RESULT2023年11月号 Vol. 34 No. 8(通巻396号)

最近の研究成果 「灌漑」が地球環境に与える影響

  • 横畠徳太(地球システム領域地球システムリスク解析研究室 主幹研究員)
  • 花崎直太(気候変動適応センター 気候変動影響評価研究室長)

灌漑とは、作物を育成するために農地に人工的に水を供給することを指します。灌漑による水利用は、世界の消費的な水利用の約90 %を占め、地球環境に対していろいろな影響を与えています。この論文では、地球環境を構成する様々な要素に灌漑が与える影響について、これまでに得られた研究知見をまとめて紹介しています。

現在、地球上には 360万km2 以上の灌漑農地があります。これは地球の陸地面積の2.5%程度に相当します。特にアメリカのグレートプレーンズ(その中のハイプレーンズ)、カルフォルニア中央渓谷、インドのヒンドスタン平野、中国北部で灌漑面積が多く、灌漑の「ホットスポット」と考えられています。

このような地球上の灌漑面積は、国連食糧農業機関(FAO)などの国際機関によって把握されています。特に灌漑面積の広い国々では、国や地域レベルでの灌漑面積が報告されています。また、人工衛星観測技術の発展により、高解像度での灌漑に関する分析結果が得られるようになっています。可視・近赤外・マイクロ波などの様々なセンサーを利用することにより、灌漑されている場所・灌漑のタイミング・農地に供給される水の量などについて情報を得ることができます。

この一方で、灌漑のために使われる水の量など、灌漑面積以外の情報に関しては、統計データや人工衛星観測によって精度良く推定することが難しいことから、数値モデルによる推定が重要な役割を果たします。灌漑過程を考慮した数値モデルによる推定値は、世界全体で毎年約2700 ± 540 km3の灌漑用水が取水されており、これらの推定値はかなりの不確実性を含んでいますが、各国が報告した値とほぼ一致しています。

作物生産を増加させるために灌漑面積を拡大すると、地球環境の様々な要素に、数多くの影響を与えます(図1)。灌漑が地球環境に与える影響についても、数値モデルによる推定が重要な役割を果たします。灌漑によって農地に水が供給されることで、地表面における蒸発が増えます。これにより地表は冷却され、作物の生育期における地表面気温を1-3℃ほど低下させることになります。このようなプロセスによって、極端に高い気温を和らげることもありますが、灌漑によって増加した土壌水分が蒸発し、空気中の水蒸気が増加することで、熱ストレスを高めることや、夜間の放射冷却を抑えて逆に気温上昇をもたらすこともあります。

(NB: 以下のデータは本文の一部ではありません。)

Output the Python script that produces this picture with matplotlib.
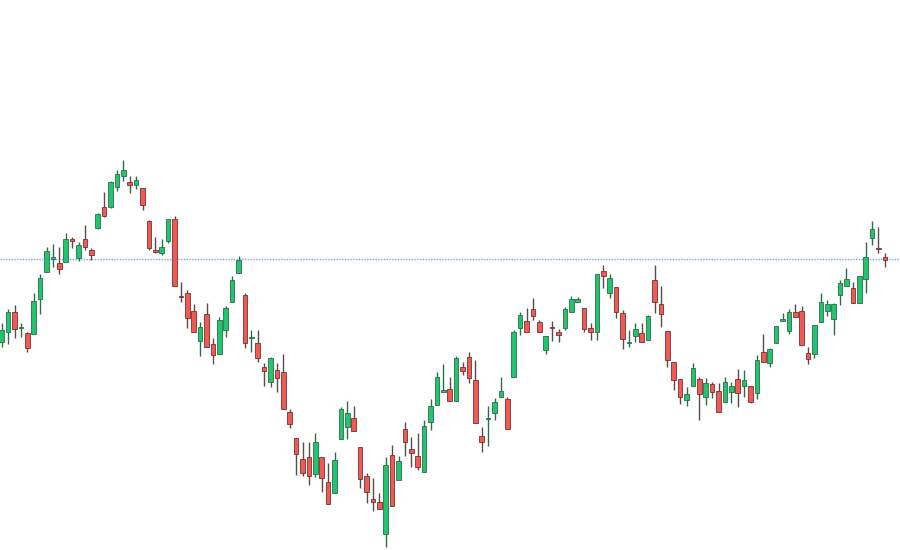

図1 a) 乾燥農地、b) 灌漑農地における地表付近のプロセス。矢印はそれぞれの要素が及ぼす影響を示す(実線:確信度が高い、点線:確信度が低い)。蒸発熱(潜熱:latent heat)および大気の運動による熱輸送(顕熱:sensible heat)の役割や、様々な物質(炭素:carbon, 亜酸化窒素:N2O, メタン:CH4, 硝酸塩:NO3)の循環も示されている。
図1 a) 乾燥農地、b) 灌漑農地における地表付近のプロセス。矢印はそれぞれの要素が及ぼす影響を示す(実線:確信度が高い、点線:確信度が低い)。蒸発熱(潜熱:latent heat)および大気の運動による熱輸送(顕熱:sensible heat)の役割や、様々な物質(炭素:carbon, 亜酸化窒素:N2O, メタン:CH4, 硝酸塩:NO3)の循環も示されている。

さらに、灌漑によって作物の成長が促進されることで、光合成が活発になり、大気中の炭素の吸収量を増加させる効果もあります。この一方で、水田のように地面を水で浸す湛水灌漑では、嫌気的(酸素の少ない)環境においてメタンの発生が増加することや、農薬の利用によって地下水への窒素供給が増加するなど、負の影響が生じる可能性もあります。

このように、作物を成長させるために行う灌漑は、地球環境の様々な側面に影響を与えます。灌漑と地球環境の相互作用の理解を進めるためには、幅広い分野の研究者が協力して研究を進める必要があります。国立環境研究所でもこの分野の数値モデル研究を精力的に進めています*1, *2。様々な分野の研究を統合し、地球と人間のシステムについての複雑な過程に関する理解を深めることにより、大きな地球環境変動への対処に貢献することが、非常に重要な課題です。